JHW and I made a trip to see my folks last weekend. While we were there, we hit the Madison Farmer’s Market. If you live within 3 hours of Madison and haven’t been, I encourage you to make a day of it. It’s absolutely worth it.
Among the many items we procured for our larders, one of them was Squid Ink Linguine. Friday night, we had the lovely Miss ESR over for dinner. She brought chardonnay. I’d picked up some fat bay scallops. This is what we made (and please use real saffron!):
In a large saucepan, bring 3 cups of chardonnay to a slow boil. Meanwhile, bring 4 to 6 quarts of salted water to a boil in a deep pot.
Once the chardonnay is reduced to about half it’s original volume, melt 2 tablespoons of unsalted butter over high heat in a large skillet. Make a mixture of: 1 teaspoon kosher salt, 1/2 teaspoon of white pepper, and 1/4 teaspoon of crushed saffron threads or saffron powder. Season both sides of 9 bay scallops very lightly with the mixture. Add the scallops to the sautee pan and sear about 1 – 1 1/2 minutes a side, until caramelization begins. We don’t want to cook the scallops all the way through, we just want to sear both sides so they have a nice light-brown crust. Once you’ve seared the scallops, immediately remove them from the pan and place on a cool plate.

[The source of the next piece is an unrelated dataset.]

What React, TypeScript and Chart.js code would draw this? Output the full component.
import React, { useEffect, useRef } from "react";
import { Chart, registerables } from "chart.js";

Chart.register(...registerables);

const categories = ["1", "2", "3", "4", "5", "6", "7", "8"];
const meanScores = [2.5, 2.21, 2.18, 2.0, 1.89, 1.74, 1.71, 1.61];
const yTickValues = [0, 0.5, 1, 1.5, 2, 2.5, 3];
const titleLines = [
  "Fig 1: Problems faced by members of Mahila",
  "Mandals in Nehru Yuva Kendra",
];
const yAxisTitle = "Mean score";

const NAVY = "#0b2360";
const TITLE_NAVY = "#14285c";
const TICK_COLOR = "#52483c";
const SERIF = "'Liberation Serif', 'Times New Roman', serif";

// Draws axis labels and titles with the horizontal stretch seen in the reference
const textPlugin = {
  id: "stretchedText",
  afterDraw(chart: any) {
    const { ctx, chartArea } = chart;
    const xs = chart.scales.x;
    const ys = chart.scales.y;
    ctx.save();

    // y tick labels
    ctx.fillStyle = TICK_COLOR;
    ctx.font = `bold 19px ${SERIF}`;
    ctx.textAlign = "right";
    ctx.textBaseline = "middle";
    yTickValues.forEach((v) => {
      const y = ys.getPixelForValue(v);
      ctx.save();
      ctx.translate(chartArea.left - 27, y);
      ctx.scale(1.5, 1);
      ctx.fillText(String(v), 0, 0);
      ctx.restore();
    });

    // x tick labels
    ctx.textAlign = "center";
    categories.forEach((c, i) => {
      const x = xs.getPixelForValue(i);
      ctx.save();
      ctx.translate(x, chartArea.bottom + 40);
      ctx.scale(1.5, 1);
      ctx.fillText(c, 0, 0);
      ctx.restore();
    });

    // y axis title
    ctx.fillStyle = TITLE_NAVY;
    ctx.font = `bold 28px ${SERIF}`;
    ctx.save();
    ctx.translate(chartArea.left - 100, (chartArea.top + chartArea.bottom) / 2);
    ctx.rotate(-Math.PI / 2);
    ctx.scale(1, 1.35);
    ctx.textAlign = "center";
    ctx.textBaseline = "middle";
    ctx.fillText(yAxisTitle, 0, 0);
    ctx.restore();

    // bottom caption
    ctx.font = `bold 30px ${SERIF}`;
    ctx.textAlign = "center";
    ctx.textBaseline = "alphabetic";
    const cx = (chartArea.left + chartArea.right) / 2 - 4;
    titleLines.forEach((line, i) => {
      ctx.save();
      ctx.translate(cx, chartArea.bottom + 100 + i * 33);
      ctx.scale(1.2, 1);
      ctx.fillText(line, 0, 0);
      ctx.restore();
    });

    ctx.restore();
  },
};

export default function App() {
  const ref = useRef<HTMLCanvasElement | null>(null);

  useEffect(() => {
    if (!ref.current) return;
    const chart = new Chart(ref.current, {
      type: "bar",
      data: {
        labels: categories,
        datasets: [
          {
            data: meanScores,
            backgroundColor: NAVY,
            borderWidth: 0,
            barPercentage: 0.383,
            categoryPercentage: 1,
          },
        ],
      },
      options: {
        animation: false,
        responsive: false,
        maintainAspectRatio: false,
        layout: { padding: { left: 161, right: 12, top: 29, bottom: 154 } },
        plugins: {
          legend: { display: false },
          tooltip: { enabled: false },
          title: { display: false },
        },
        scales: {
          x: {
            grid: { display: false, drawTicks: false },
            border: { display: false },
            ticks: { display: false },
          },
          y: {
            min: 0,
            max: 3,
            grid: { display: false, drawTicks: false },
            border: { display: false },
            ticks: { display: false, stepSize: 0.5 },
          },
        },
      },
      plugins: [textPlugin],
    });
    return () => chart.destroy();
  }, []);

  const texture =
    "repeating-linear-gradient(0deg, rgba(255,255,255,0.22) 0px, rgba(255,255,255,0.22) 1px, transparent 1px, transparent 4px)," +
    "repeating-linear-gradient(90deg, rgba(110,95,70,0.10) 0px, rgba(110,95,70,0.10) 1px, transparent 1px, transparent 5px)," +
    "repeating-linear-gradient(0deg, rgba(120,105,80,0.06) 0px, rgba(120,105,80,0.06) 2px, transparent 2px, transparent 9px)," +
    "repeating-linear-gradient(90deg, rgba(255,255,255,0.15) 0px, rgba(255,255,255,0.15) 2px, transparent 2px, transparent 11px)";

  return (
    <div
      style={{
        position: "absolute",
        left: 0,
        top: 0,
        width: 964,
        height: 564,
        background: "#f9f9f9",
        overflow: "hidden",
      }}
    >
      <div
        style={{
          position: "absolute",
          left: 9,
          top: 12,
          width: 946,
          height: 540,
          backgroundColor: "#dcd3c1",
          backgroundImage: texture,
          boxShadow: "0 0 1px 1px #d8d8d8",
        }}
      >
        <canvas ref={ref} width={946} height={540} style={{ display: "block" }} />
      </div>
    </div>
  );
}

By now, the chardonnay should be reduced to about 2 tablespoons. Lower the heat to medium-high. Add to the chardonnay reduction: 1 large shallot sliced very finely, 2 to 3 cloves of garlic, sliced finely, and 1 teaspoon of saffron powder or crushed saffron threads, and 1 teaspoon each of kosher salt and pepper. Sautee about three minutes – the garlic is fragrant, shallots, and saffron should be very fragrant and the sauce should be a rich orange color. Next, add the juice and zests of four large lemons and 3 cups of heavy cream. Whisk immediately to prevent the cream from curdling. Simmer about 5 to 7 minutes – until the sauce has reduced to about 2 cups – whisking continuously.
After the cream sauce has reduced to 2 cups, add the scallops and 4 scallions chopped into 1/4 inch pieces to the sauce, making sure the scallops are completely submerged in the sauce, and lower the heat to medium.
Add 9 ounces of fresh squid ink linguine (or other fresh linguine) to the salted water and boil for 6 to 8 minutes while the scallops simmer gently in the cream sauce.
When pasta is al dente, drain the water, place pasta into 3 serving bowls, dress pasta with bay scallops (3 to a bowl), and pour cream sauce generously over the pasta and scallops. You may consider garnishing with cheese, but this is a very, very rich sauce by itself and you may find that all but the strongest cheeses are overwhelmed by its flavors.